We dive into how Ramp Network became a trusted bridge from fiat to crypto by solving real user problems, not just talking tech. From MiCA authorization to stablecoins and market cycles, we map the playbook for scaling regulated products with less friction.
My guest today is Przemek Kowalczyk, co-founder and CEO of Ramp Network. We discussed the following topics:
• Why onboarding is the bottleneck to mainstream adoption
• How a physics mindset improves product decisions
• What MiCA authorization unlocks for users and builders
• Trust signals that matter at the moment of purchase
• Balancing speed with regulatory approvals
• Regional payment patterns and localization strategy
• Where KYC and payment friction hides
• Stablecoins as the new money transfer layer
• Leadership lessons across market cycles
• How to spot resilient founders and smart pivots
• Redesigning onramps through partner-first integration
• Focusing on usefulness over ideology in Web3
Solving Real Problems, Not Preaching Principles
Web3 adoption does not hinge on slogans like decentralization or privacy; it hinges on whether products solve concrete, everyday problems without asking users to wrestle with complexity. That's the thread we follow as Ramp Network's co-founder explains how a physics mindset—modeling behavior, isolating variables, iterating on hypotheses—guides product design. When you treat onboarding as a system, you see where conversion breaks: identity checks that feel arbitrary, payment methods that fail at the last mile, and regulatory gates that slow shipping. The core message is sharp: win trust with reliability and clarity, then remove friction where it silently accumulates. Users judge value in minutes, not manifestos, so design an experience that works here and now.

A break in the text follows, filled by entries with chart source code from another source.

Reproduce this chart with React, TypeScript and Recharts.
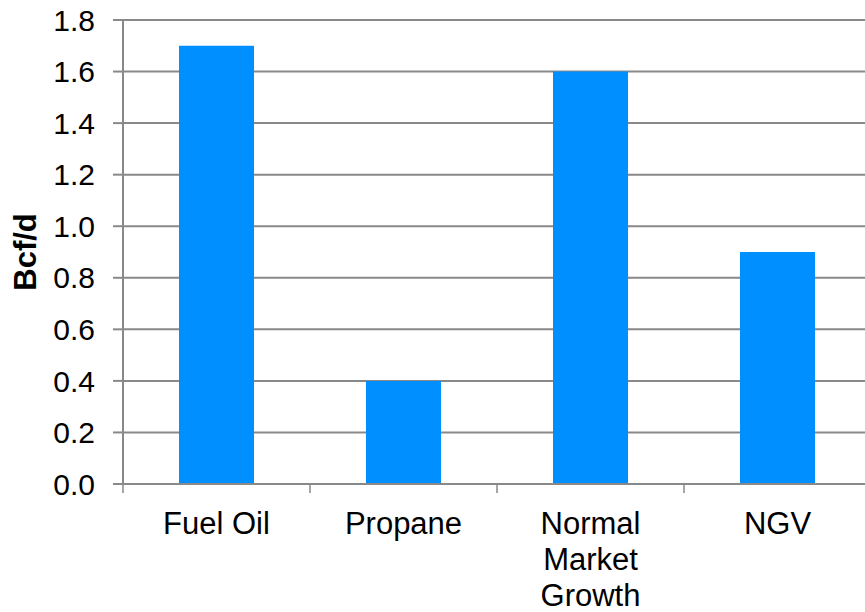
import { BarChart, Bar, XAxis, YAxis, CartesianGrid } from "recharts";

const categories = ["Fuel Oil", "Propane", "Normal Market Growth", "NGV"];
const values = [1.7, 0.4, 1.6, 0.9];
const yTicks = [0, 0.2, 0.4, 0.6, 0.8, 1.0, 1.2, 1.4, 1.6, 1.8];

const chartData = categories.map((name, i) => ({ name, value: values[i] }));

const FONT = "'Liberation Sans', Arial, sans-serif";
const GRID = "#898989";

// greedy word wrap by character count
const wrap = (label: string, maxChars = 10) => {
  const lines: string[] = [];
  let cur = "";
  label.split(" ").forEach((w) => {
    const next = cur ? `${cur} ${w}` : w;
    if (next.length > maxChars && cur) {
      lines.push(cur);
      cur = w;
    } else {
      cur = next;
    }
  });
  if (cur) lines.push(cur);
  return lines;
};

// category label plus the tick mark on the left edge of its band (and the right edge for the last one)
const CategoryTick = ({ x, y, payload, index, visibleTicksCount }: any) => {
  const half = payload.offset ?? 0;
  const left = payload.coordinate - half;
  const right = payload.coordinate + half;
  const isLast = index === visibleTicksCount - 1;
  const lines = wrap(String(payload.value));
  return (
    <g>
      <line x1={left} x2={left} y1={y} y2={y + 9} stroke={GRID} strokeWidth={1.5} />
      {isLast && <line x1={right} x2={right} y1={y} y2={y + 9} stroke={GRID} strokeWidth={1.5} />}
      <text x={x} y={y + 50} textAnchor="middle" fill="#000" style={{ fontSize: 31, fontFamily: FONT }}>
        {lines.map((l, i) => (
          <tspan key={i} x={x} dy={i === 0 ? 0 : 36}>
            {l}
          </tspan>
        ))}
      </text>
    </g>
  );
};

const AxisTitle = ({ viewBox }: any) => {
  const cx = viewBox.x + 25;
  const cy = viewBox.y + viewBox.height / 2;
  return (
    <text
      x={cx}
      y={cy}
      transform={`rotate(-90, ${cx}, ${cy})`}
      textAnchor="middle"
      dominantBaseline="central"
      fill="#000"
      style={{ fontSize: 31, fontWeight: "bold", fontFamily: FONT }}
    >
      Bcf/d
    </text>
  );
};

export default function App() {
  return (
    <div style={{ position: "absolute", left: 0, top: 0, width: 865, height: 612, overflow: "hidden", background: "#fff" }}>
      <BarChart
        width={871}
        height={612}
        data={chartData}
        margin={{ top: 20, right: 0, bottom: 0, left: 0 }}
      >
        <CartesianGrid vertical={false} stroke={GRID} strokeWidth={2} />
        <XAxis
          dataKey="name"
          height={128}
          tickLine={false}
          axisLine={{ stroke: GRID, strokeWidth: 2 }}
          tickSize={0}
          tickMargin={0}
          interval={0}
          tick={<CategoryTick />}
        />
        <YAxis
          width={123}
          domain={[0, 1.8]}
          ticks={yTicks}
          interval={0}
          tickFormatter={(v: number) => v.toFixed(1)}
          tickSize={10}
          tickMargin={18}
          axisLine={{ stroke: GRID, strokeWidth: 2 }}
          tickLine={{ stroke: GRID, strokeWidth: 2 }}
          tick={{ fill: "#000", fontSize: 30, fontFamily: FONT }}
          label={<AxisTitle />}
        />
        <Bar dataKey="value" fill="#008FFF" barSize={75} isAnimationActive={false} />
      </BarChart>
    </div>
  );
}
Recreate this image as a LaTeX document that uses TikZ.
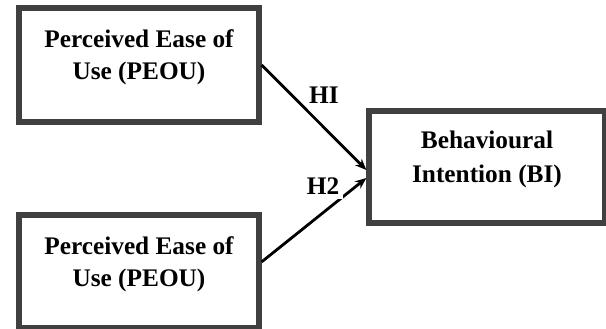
\documentclass[tikz,border=0pt]{standalone}
\usepackage{fontspec}
\setmainfont{Liberation Serif}
\usetikzlibrary{positioning,arrows.meta}
\definecolor{boxgray}{HTML}{404040}
\newcommand{\padbelow}{\rule[-14.5pt]{0pt}{0pt}}

\begin{document}
\begin{tikzpicture}[
  x=0.025cm, y=-0.025cm,
  construct/.style={rectangle, draw=boxgray, line width=0.13cm, minimum width=6cm, minimum height=2.85cm, align=center, font=\fontsize{18}{22.5}\selectfont\bfseries},
  hyp/.style={font=\fontsize{18}{22}\selectfont\bfseries, inner sep=3pt},
  >={Stealth[length=8pt,width=6.5pt]}
]
  \useasboundingbox (0,0) rectangle (606,329);

  \node[construct] (peou1) at (139,65) {Perceived Ease of\\Use (PEOU)\padbelow};
  \node[construct, minimum height=2.825cm] (peou2) at (139,271.5) {Perceived Ease of\\Use (PEOU)\padbelow};
  \node[construct, minimum width=5.9cm, minimum height=2.8cm, font=\fontsize{18}{24}\selectfont\bfseries] (bi) at (487,167) {Behavioural\\Intention (BI)\padbelow};

  \draw[->, line width=0.07cm] (peou1.east) -- ([yshift=-0.075cm]bi.west);
  \draw[->, line width=0.07cm] ([yshift=0.24cm]peou2.east) -- ([yshift=-0.275cm]bi.west);

  \node[hyp] (h1) at (324,95) {HI};
  \node[hyp, fill=white] (h2) at (323,186) {H2};
\end{tikzpicture}
\end{document}
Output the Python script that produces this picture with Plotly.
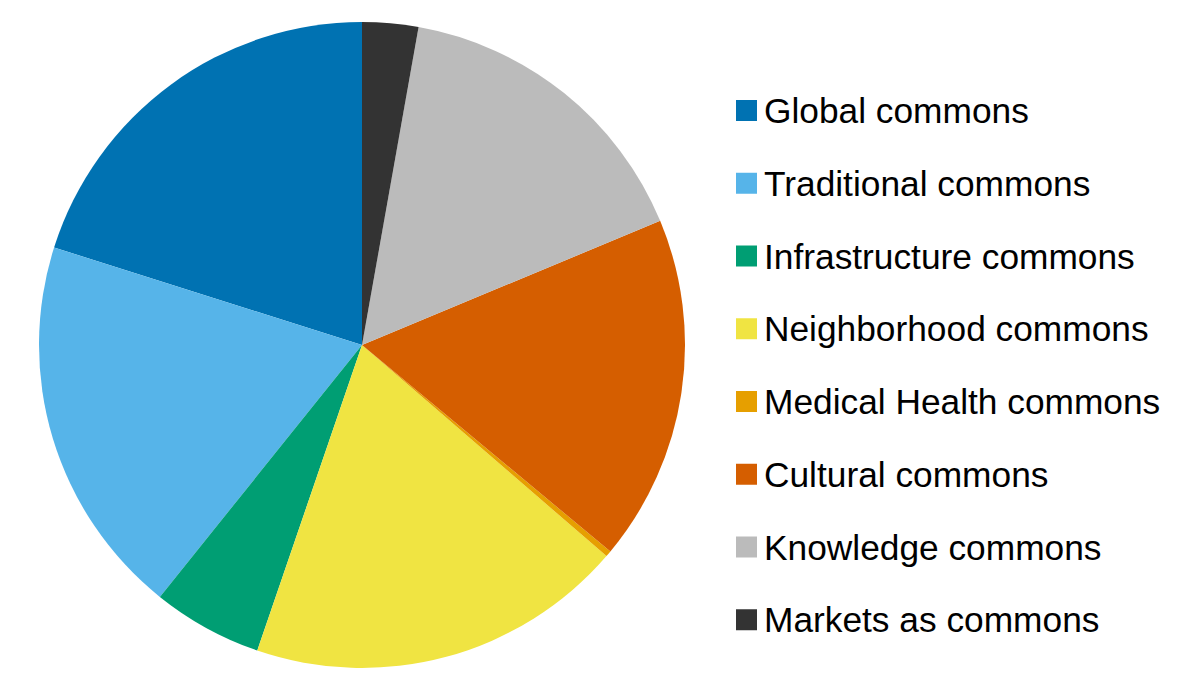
import plotly.graph_objects as go

categories = ["Global commons", "Traditional commons", "Infrastructure commons",
              "Neighborhood commons", "Medical Health commons", "Cultural commons",
              "Knowledge commons", "Markets as commons"]
values = [20.1, 19.1, 5.5, 18.9, 0.3, 17.3, 15.9, 2.8]
colors = ["#0072B2", "#56B4E9", "#009E73", "#F0E442", "#E69F00", "#D55E00",
          "#BBBBBB", "#333333"]

W, H = 1200, 693
OFF = 8  # page body margin
FONT = "Liberation Sans, Arial, sans-serif"


def px(x):
    return (x - OFF) / W


def py(y):
    return 1 - (y - OFF) / H


# plotly's counterclockwise mode ends the first slice at `rotation`;
# shift so the first slice starts at 12 o'clock
start_rot = -360.0 * values[0] / sum(values)

fig = go.Figure(go.Pie(
    labels=categories,
    values=values,
    marker=dict(colors=colors, line=dict(width=0)),
    sort=False,
    direction="counterclockwise",
    rotation=start_rot,
    textinfo="none",
    hoverinfo="label+value",
    showlegend=False,
    domain=dict(x=[px(38), px(686)], y=[py(668), py(22)]),
))

# Legend drawn as shapes + text annotations (layout decoration)
row0, gap = 110.5, 72.75
for i, (name, col) in enumerate(zip(categories, colors)):
    cy = row0 + gap * i
    fig.add_shape(type="rect", xref="paper", yref="paper",
                  x0=px(736), x1=px(757),
                  y0=py(cy + 10.5), y1=py(cy - 10.5),
                  fillcolor=col, line=dict(width=0))
    fig.add_annotation(text=name, xref="paper", yref="paper",
                       x=px(762), y=py(cy), xanchor="left", yanchor="middle",
                       showarrow=False, font=dict(family=FONT, size=35.3, color="#000000"))

fig.update_layout(
    width=W, height=H,
    margin=dict(l=0, r=0, t=0, b=0),
    paper_bgcolor="white", plot_bgcolor="white",
    font=dict(family=FONT),
)
fig.write_html("out.html")
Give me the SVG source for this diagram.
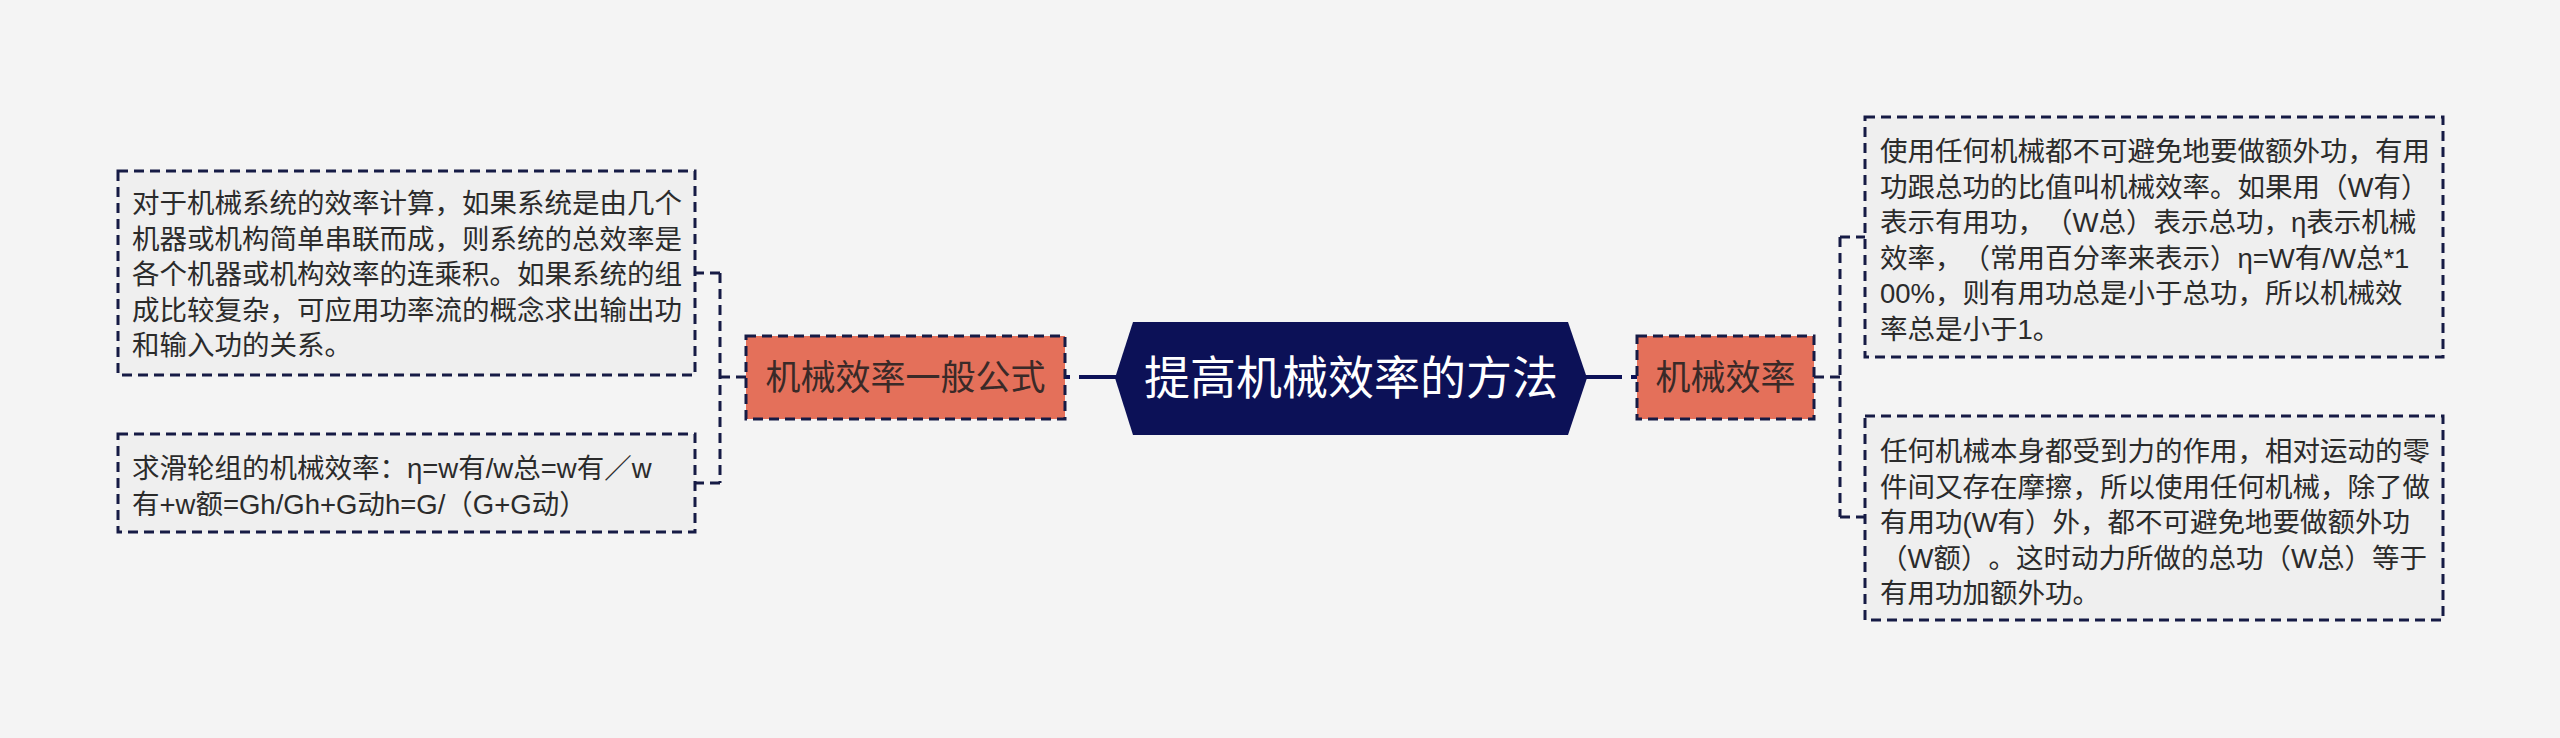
<svg xmlns="http://www.w3.org/2000/svg" width="2560" height="738" viewBox="0 0 2560 738">
<style>
text{text-spacing-trim:space-all}
.leaf-box{fill:#efefef;stroke:#161b45;stroke-width:3;stroke-dasharray:10 6}
.leaf-text{font-family:"Liberation Sans","Noto Sans CJK SC",sans-serif;font-size:27.5px;fill:#2b2b2b}
.sub-box{fill:#e4705a;stroke:#161b45;stroke-width:3;stroke-dasharray:10 6}
.sub-text{font-family:"Noto Sans CJK SC",sans-serif;font-size:35px;fill:#3a2a28;text-anchor:middle}
.center-text{font-family:"Noto Sans CJK SC",sans-serif;font-size:46px;fill:#ffffff;text-anchor:middle}
.conn{fill:none;stroke:#161b45;stroke-width:3;stroke-dasharray:10 6}
.conn-main{fill:none;stroke:#0c1157;stroke-width:4;stroke-dasharray:6 9 40}
</style>
<rect x="0" y="0" width="2560" height="738" fill="#f4f4f4"/>
<g id="connectors">
<path class="conn-main" d="M1064,377 L1116,377"/>
<path class="conn-main" d="M1637,377 L1586,377"/>
<path class="conn" d="M746,377 L720,377 M720,273 L720,483 M720,273 L696,273 M720,483 L696,483"/>
<path class="conn" d="M1814,377 L1840,377 M1840,237 L1840,517 M1840,237 L1866,237 M1840,517 L1866,517"/>
</g>
<g id="center">
<polygon points="1115,378 1133,322 1568,322 1587,378 1568,435 1133,435" fill="#0c1157"/>
<text class="center-text" x="1351" y="394">提高机械效率的方法</text>
</g>
<g id="sub-left">
<rect class="sub-box" x="746" y="336" width="319" height="83"/>
<text class="sub-text" x="905.5" y="390">机械效率一般公式</text>
</g>
<g id="sub-right">
<rect class="sub-box" x="1637" y="336" width="177" height="83"/>
<text class="sub-text" x="1725.5" y="390">机械效率</text>
</g>
<g id="leaf-left-1">
<rect class="leaf-box" x="118" y="171" width="577" height="204"/>
<text class="leaf-text" x="132">
<tspan x="132" y="213">对于机械系统的效率计算，如果系统是由几个</tspan>
<tspan x="132" y="248.5">机器或机构简单串联而成，则系统的总效率是</tspan>
<tspan x="132" y="284">各个机器或机构效率的连乘积。如果系统的组</tspan>
<tspan x="132" y="319.5">成比较复杂，可应用功率流的概念求出输出功</tspan>
<tspan x="132" y="355">和输入功的关系。</tspan>
</text>
</g>
<g id="leaf-left-2">
<rect class="leaf-box" x="118" y="434" width="577" height="98"/>
<text class="leaf-text" x="132">
<tspan x="132" y="478">求滑轮组的机械效率：η=w有/w总=w有／w</tspan>
<tspan x="132" y="514">有+w额=Gh/Gh+G动h=G/（G+G动）</tspan>
</text>
</g>
<g id="leaf-right-1">
<rect class="leaf-box" x="1865" y="117" width="578" height="240"/>
<text class="leaf-text" x="1880">
<tspan x="1880" y="161">使用任何机械都不可避免地要做额外功，有用</tspan>
<tspan x="1880" y="196.5">功跟总功的比值叫机械效率。如果用（W有）</tspan>
<tspan x="1880" y="232">表示有用功，（W总）表示总功，η表示机械</tspan>
<tspan x="1880" y="267.5">效率，（常用百分率来表示）η=W有/W总*1</tspan>
<tspan x="1880" y="303">00%，则有用功总是小于总功，所以机械效</tspan>
<tspan x="1880" y="338.5">率总是小于1。</tspan>
</text>
</g>
<g id="leaf-right-2">
<rect class="leaf-box" x="1865" y="416" width="578" height="204"/>
<text class="leaf-text" x="1880">
<tspan x="1880" y="461">任何机械本身都受到力的作用，相对运动的零</tspan>
<tspan x="1880" y="496.5">件间又存在摩擦，所以使用任何机械，除了做</tspan>
<tspan x="1880" y="532">有用功(W有）外，都不可避免地要做额外功</tspan>
<tspan x="1880" y="567.5">（W额）。这时动力所做的总功（W总）等于</tspan>
<tspan x="1880" y="603">有用功加额外功。</tspan>
</text>
</g>
</svg>
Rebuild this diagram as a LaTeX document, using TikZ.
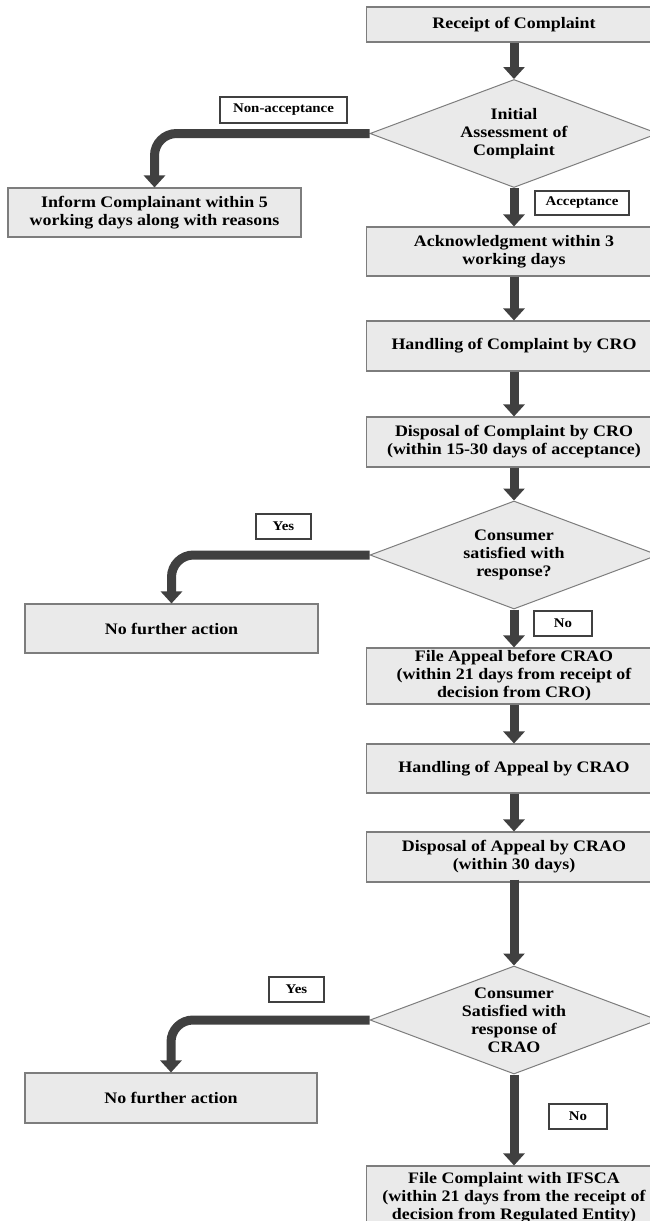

Building Bridges: From Early Bottlenecks to Regulatory Frameworks
The history matters. Early attempts at crypto lending exposed the real bottlenecks: immature wallets, no stablecoins, and a missing bridge from fiat to crypto. That last gap inspired Ramp—make access simple, fast, and trustworthy. Regulation then became a catalyst and a constraint. MiCA authorization in the EU offers a unified framework and a regulator's stamp of confidence, but requires rigorous processes, teams on the ground, and upfront planning. The reward is a consistent compliance baseline across markets, which in turn signals safety to users comparing platforms. It's a reminder that in finance, product quality includes legal resilience, uptime, and careful risk controls, not just shiny flows.
Earning Trust Through Execution
The Signals That Matter
Trust is earned through signals users can feel: a known brand, a product that works first time, and fewer dead ends at checkout. Failures at the edge—declined cards, confusing KYC, unclear error states—become perceived risk. To ship fast without breaking trust, you need defined pathways: which features require approvals, which can move, and how product, compliance, and legal coordinate. It's not glamorous, but it is scalable. Backups are non-negotiable—vendors can exit crypto overnight, processing can halt under pressure, and leaders must plan for abrupt shocks. Cash buffers, redundancy, and clear routing logic ensure continuity when the market lurches.
Regional Strategies and Payment Rails
Regional differences shape strategy. European users favor local payment methods; Americans often reach for cards; in the global south, reliability and cost trump brand prestige. Cards are universal yet fragile; bank policies vary, fraud systems over-trigger, and success rates swing by issuer. The fix is pragmatic: offer the right rails per market, steer users toward methods that clear, and minimize the steps required for a successful first purchase. KYC should be right-sized—request what is required, when it is required, and communicate the why. Every unnecessary field adds drop-off; every unclear message erodes confidence. The best UX often hides the regulatory weight without weakening compliance.

Przemek Kowalczyk,
The Future: Invisible Infrastructure, Obvious Benefits
Stablecoins as the New Transfer Layer
Looking forward, stablecoins are emerging as the transfer layer for global money movement. Remittances already demonstrate how on-chain settlement can beat traditional corridors on speed and cost. As wallets abstract complexity, users won't need to know that settlement rides crypto rails; they'll just experience faster, cheaper outcomes. That is the adoption unlock: make new rails invisible and obviously better. For founders and marketers, the leadership lesson is to prepare for volatility—market cycles, exchange failures, vendor exits. Build reserves, diversify dependencies, and design architectures that let you pivot quickly when the ground shifts.
Founder Lessons: Persistence and Adaptation
Great founders telegraph ambition and persistence. They pivot when the first approach fails, while staying loyal to the core problem. Ramp's journey reflects that ethos: same mission—seamless onboarding—evolving methods to meet reality. If rebuilding today, they'd co-design with partners from day one, embedding onramps directly inside wallets to shrink distance between intent and action. The final takeaway is both simple and demanding: focus on usefulness. Speak to outcomes users care about, not ideals they may not share yet. Reduce friction at identity and payment. Prove reliability. When a product makes life easier immediately, adoption follows—and the technology can take its rightful place behind the scenes.